Hay pocas vivencias humanas que influyan tanto en la productividad como la inspiración. Frente a esa frustrante sensación de verse frente a una pantalla vacía sin una idea para un proyecto, para una presentación o para un slogan, existe otra muy diferente. Esa en la que de súbito una chispa de inspiración acude a nuestra conciencia y, de repente, como si una fuerza exterior nos impulsara, producimos casi sin esfuerzo una serie de ideas que sentimos tan nuestras como respirar.
La fuerza impulsora de la inspiración ha quedado evidenciada en innumerables testimonios de personajes célebres. Así, por ejemplo, Oliver Sacks contaba que cuando estaba inspirado podía llegar a escribir hasta treinta y seis horas seguidas. Handel escribió El Mesías en cinco semanas, y Jack Kerouac escribió On the road, la novela nuclear de su carrera, en tan solo tres. Estos son solo algunos ejemplos de personas que han logrado un incremento excepcional de su productividad solo por el hecho de que estaban inspirados.
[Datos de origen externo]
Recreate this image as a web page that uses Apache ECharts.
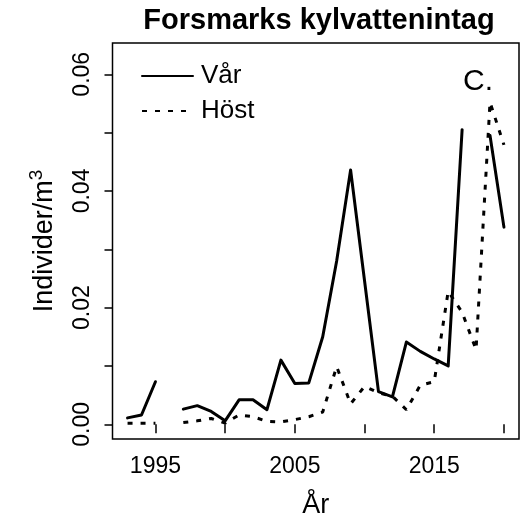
<!DOCTYPE html>
<html>
<head>
<meta charset="utf-8">
<script src="https://cdn.jsdelivr.net/npm/echarts@6/dist/echarts.min.js"></script>
<style>
html, body { margin: 0; padding: 0; background: #fff; }
#chart { width: 526px; height: 518px; }
</style>
</head>
<body>
<div id="chart"></div>
<script>
// år 1993-2020
const years = [1993, 1994, 1995, 1996, 1997, 1998, 1999, 2000, 2001, 2002,
    2003, 2004, 2005, 2006, 2007, 2008, 2009, 2010, 2011, 2012,
    2013, 2014, 2015, 2016, 2017, 2018, 2019, 2020];
// vårprover (null = saknas)
const varValues = [0.0011, 0.0016, 0.0073, null, 0.0026, 0.0032, 0.0022, 0.0006, 0.0042, 0.0042,
    0.0025, 0.0110, 0.0070, 0.0071, 0.0150, 0.0280, 0.0436, 0.0246, 0.0056, 0.0047,
    0.0141, 0.0125, 0.0112, 0.0100, 0.0505, null, 0.0495, 0.0338];
// höstprover
const hostValues = [0.0002, 0.0002, 0.0002, null, 0.0003, 0.0006, 0.0010, 0.0002, 0.0016, 0.0013,
    0.0005, 0.0004, 0.0008, 0.0013, 0.0021, 0.0099, 0.0035, 0.0065, 0.0054, 0.0048,
    0.0025, 0.0067, 0.0073, 0.0228, 0.0192, 0.0128, 0.0552, 0.0479];
// axlar
const xTicks = [1995, 2000, 2005, 2010, 2015, 2020];
const xLabels = [1995, 2005, 2015];
const yTicks = [0, 0.01, 0.02, 0.03, 0.04, 0.05, 0.06];
const yLabels = [0, 0.02, 0.04, 0.06];

const FONT = 'Liberation Sans';
const pairs = (vals) => years.map((y, i) => [y, vals[i]]);

const chart = echarts.init(document.getElementById('chart'));
chart.setOption({
    animation: false,
    backgroundColor: '#fff',
    textStyle: { fontFamily: FONT, color: '#000' },
    title: {
        text: 'Forsmarks kylvattenintag',
        left: 314,
        top: 1,
        textAlign: 'center',
        textStyle: { fontFamily: FONT, fontSize: 29, fontWeight: 'bold', color: '#000' }
    },
    grid: {
        left: 112.5, right: 7, top: 43, bottom: 79,
        outerBoundsMode: 'none',
        containLabel: false,
        show: true, borderColor: '#000', borderWidth: 1.5, backgroundColor: 'transparent'
    },
    legend: {
        data: ['Vår', 'Höst'],
        orient: 'vertical',
        left: 136,
        top: 58,
        itemWidth: 51,
        itemHeight: 14,
        itemGap: 9,
        itemStyle: { opacity: 0 },
        textStyle: { fontFamily: FONT, fontSize: 26, color: '#000', padding: [0, 0, 0, 3], lineHeight: 26 }
    },
    xAxis: {
        type: 'value',
        min: 1991.92,
        max: 2021.08,
        name: 'År',
        nameLocation: 'middle',
        nameGap: 53,
        nameTextStyle: { fontFamily: FONT, fontSize: 27, color: '#000' },
        axisLine: { show: false },
        splitLine: { show: false },
        axisTick: { show: true, length: 9, customValues: xTicks, lineStyle: { color: '#000', width: 1.5 } },
        axisLabel: {
            customValues: xLabels, margin: 16, fontFamily: FONT, fontSize: 23, color: '#000',
            formatter: (v) => String(v)
        }
    },
    yAxis: {
        type: 'value',
        min: -0.00252,
        max: 0.06536,
        name: 'Individer/m{sup|3}',
        nameLocation: 'middle',
        nameGap: 51,
        nameRotate: 90,
        nameTextStyle: {
            fontFamily: FONT, fontSize: 27, color: '#000', lineHeight: 34,
            rich: { sup: { fontFamily: FONT, fontSize: 19, color: '#000', verticalAlign: 'top', lineHeight: 34 } }
        },
        axisLine: { show: false },
        splitLine: { show: false },
        axisTick: { show: true, length: 8, customValues: yTicks, lineStyle: { color: '#000', width: 1.5 } },
        axisLabel: {
            customValues: yLabels, rotate: 90, margin: 18,
            fontFamily: FONT, fontSize: 23, color: '#000',
            formatter: (v) => v.toFixed(2)
        }
    },
    series: [
        {
            name: 'Vår',
            type: 'line',
            data: pairs(varValues),
            symbol: 'none',
            connectNulls: false,
            lineStyle: { color: '#000', width: 3, cap: 'round', join: 'round' },
            itemStyle: { color: '#000' }
        },
        {
            name: 'Höst',
            type: 'line',
            data: pairs(hostValues),
            symbol: 'none',
            connectNulls: false,
            lineStyle: { color: '#000', width: 3, type: [5, 8], cap: 'butt' },
            itemStyle: { color: '#000' }
        }
    ],
    graphic: [{
        type: 'text',
        left: 463,
        top: 67,
        style: { text: 'C.', fontFamily: FONT, fontSize: 30, fill: '#000' }
    }]
});
</script>
</body>
</html>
Y es que una de las características de la inspiración es desencadenar en quien la recibe una energía vital que le empuja más allá de sus propios límites. Ese hecho, junto con el bienestar que nos proporciona estar inspirados, son los beneficios clave de este estado que legitiman su búsqueda.
Hoy se habla mucho de motivación en el puesto de trabajo, de atención plena a lo que hacemos y de qué condiciones, presumiblemente, deberían cumplir los espacios para ayudarnos a ser más productivos. Y a menudo se olvida que no hay nada que proporcione tanta energía como recibir la inspiración que buscamos.